I’d enjoyed writing since beginning school, had been editor of a college newspaper, and donated articles here and there, but I didn’t get going, motivation-wise, until coming to Spring Hollow in the Arkansas Ozarks. That kicked me into writing for publication. I loved this place. Why couldn’t I share it with others who would never see it?
After John and I bought the land at Spring Hollow, ideas for sharing information, inspiration, and stories began bubbling inside me, then popping out on paper. (This was in pre-computer days, unless you’re talking about air-conditioned rooms full of huge beige boxes humming in the basement of the office building where I worked.)
What about you who are reading this? Each writer, each creator, has a somewhat similar story, I imagine. Don’t you know of something in your life that has given you motivation and said: “It’s time to ACT?”
Motivation is not a one-time thing. It has to have enough steam to keep you going through problems, discouragement, set-backs, and outright rejection, whether you’re writing a magazine article, writing a novel, or starting up a new business featuring your own ideas.
Simply said, Spring Hollow helped me learn what Sense of Place means, and I wanted to share that. The rural Ozarks area is beautiful of course. Sometimes I find it so beautiful I can’t take it all in. But, since our own area, even back at the beginning, was rapidly becoming suburban, I realized Spring Hollow as I knew it initially, was doomed. If I wanted to keep this forested landscape and all the varied species of animals and birds that lived here alive, even in memory, I needed to preserve their stories on paper.
It became a writing challenge to find out if I could construct Spring Hollow in words, and share it with others that way. I believe writing what our senses tell us about a place is better than pictures or virtual reality, because we convey more than sight or sound. We open doors for the reader by allowing him or her to bring their own individual perceptions and experiences into what we share, making the sharing much richer.

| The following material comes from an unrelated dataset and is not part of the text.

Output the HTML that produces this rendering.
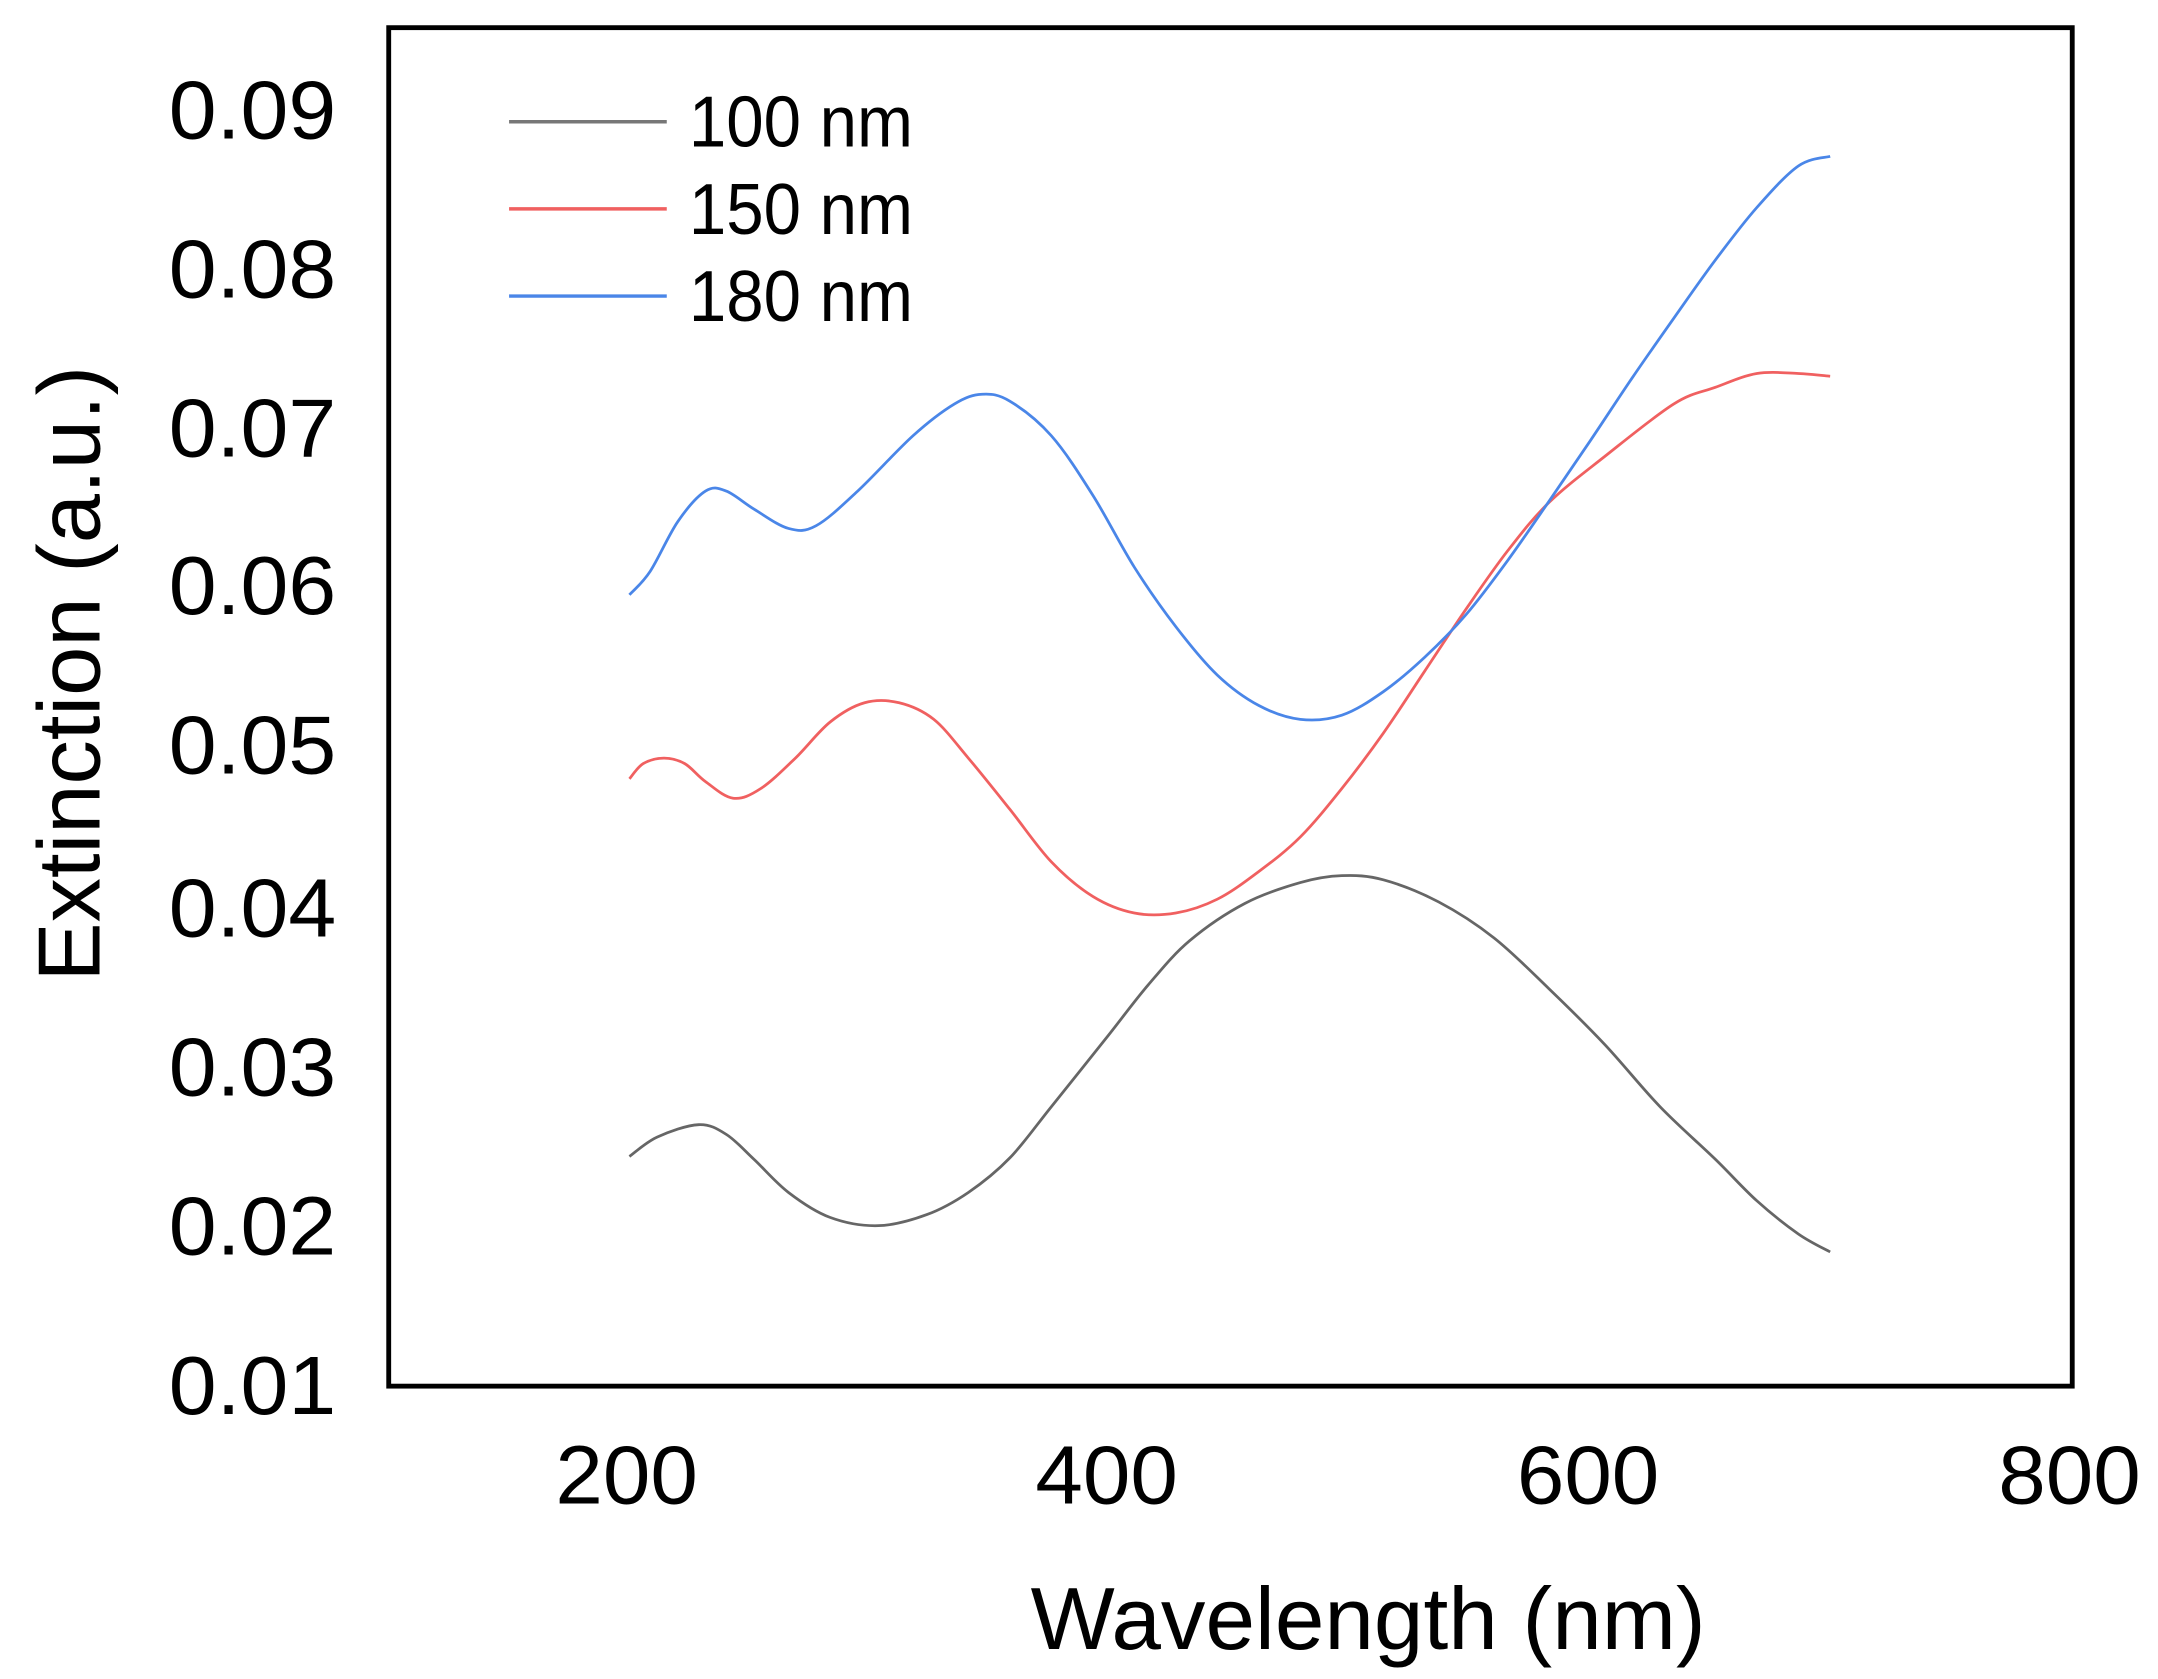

The challenge was and is: Can I be so accurate and honest that what a reader brings to my writing will enhance what I want to give life to in magazines, newspapers, or book pages?
Experience has now told me I have had some success in this. Whether I am writing truth about Spring Hollow (as recorded in my collected essays in DEAR EARTH: A Love Letter from Spring Hollow), or re-creating loved Arkansas areas accurately as a background for fiction (the TO DIE FOR mystery series featuring senior detectives Carrie McCrite and Henry King), people seem to enjoy visits here. Indeed, I hear reports of people coming to Arkansas at least partly because they want to experience in person what I have shared on paper, (or now, in e-books). From the beginning I learned that my experiences here translated happily into the lives of readers, not only in the United States and other English-speaking countries, but in Germany and China as well.
How do I feel about that? Guess you could call it motivation satisfaction.
So–what motivates you? Right! Carry on!